Poverty, unemployment, ethnic, religious prejudice, out of school children, amongst many others, have been identified as major drivers of insecurity in the South-south geo-political zone.
Stakeholders and security experts stated this at a virtual stakeholder meeting organised by Cleen Foundation on Tuesday in Abuja.
The meeting, which consisted of stakeholders from the six South-South states, proffered solutions to the security challenges faced by the zone.
Saviour Akpan, the executive director of Compart Foundation for Justice and Peace-building, noted, “The various state governments need to address pressing issues like poverty, unemployment, failure or collapse of governmental institutions, feeling of inequality, marginalisation, unfairness, and injustice.”
Mr Akpan added that the government should tackle ethnic prejudices, religious conflicts, weak or inadequate security system, lack of appropriate equipment and technology to fight crime, weak intelligence gathering mechanism, and the loss of Nigeria’s value system.
Roibito Ekpiken-Ekanem, Executive Director, Women in Action for Positive Development and Gender Enhancement Centre (WAPDAGEC), called for versatile leaders with a broad perspective and in tune with the times.
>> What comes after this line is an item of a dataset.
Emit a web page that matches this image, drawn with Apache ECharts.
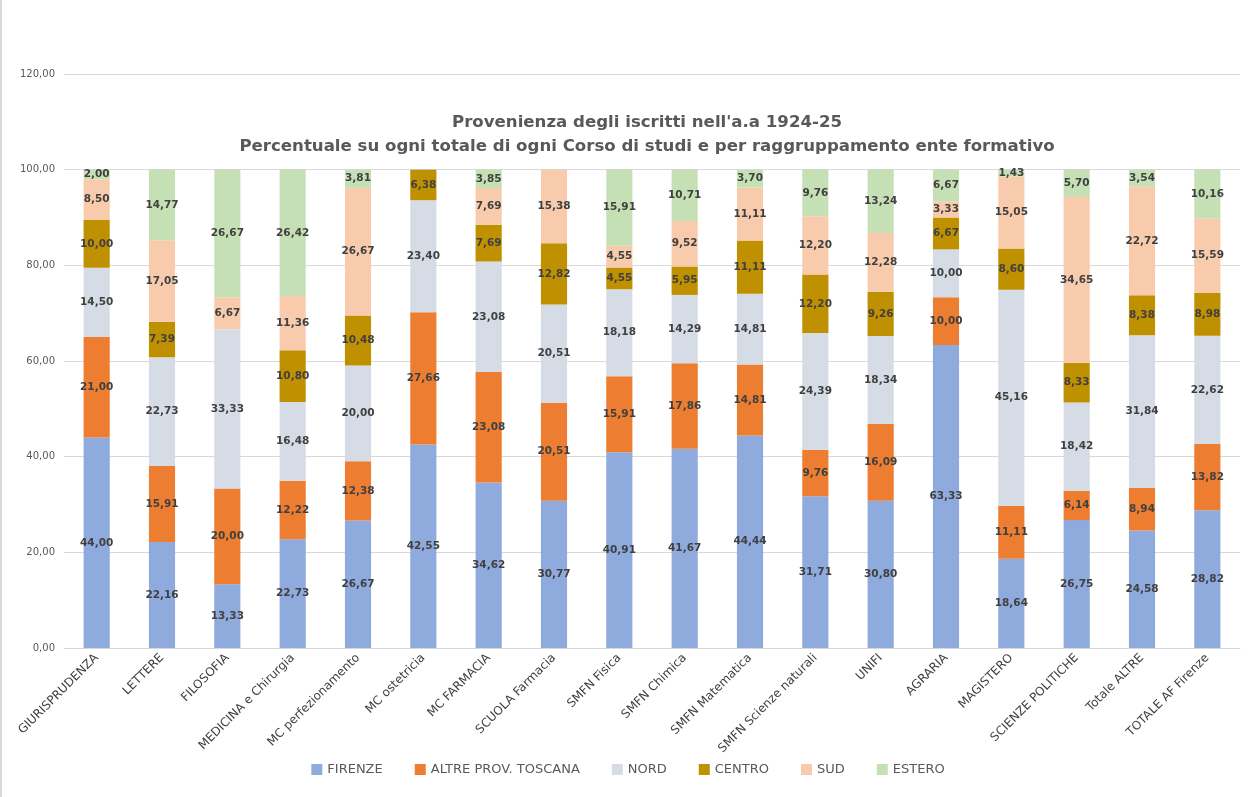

She added that leaders must be “reasonably aware” of the modern demands of technology in solving societal problems and not using the same for mere sloganeering during political campaigns.
Ms Ekpiken-Ekanem urged Nigerian leaders to be “compassionate leaders who are sensitive” to the needs and aspirations of the poor and needy.
“To tackle insecurity, we need leaders whose words count and can be counted on; leaders with courage, who are accountable and can be trusted to face challenges without pandering to interests that are inconsistent with state goals,’’ Ms Ekpiken-Ekanem explained.
She urged the state governments to take deliberate steps to ensure transparent and accountable governance that focuses on the needs of the people, with the people as role players too.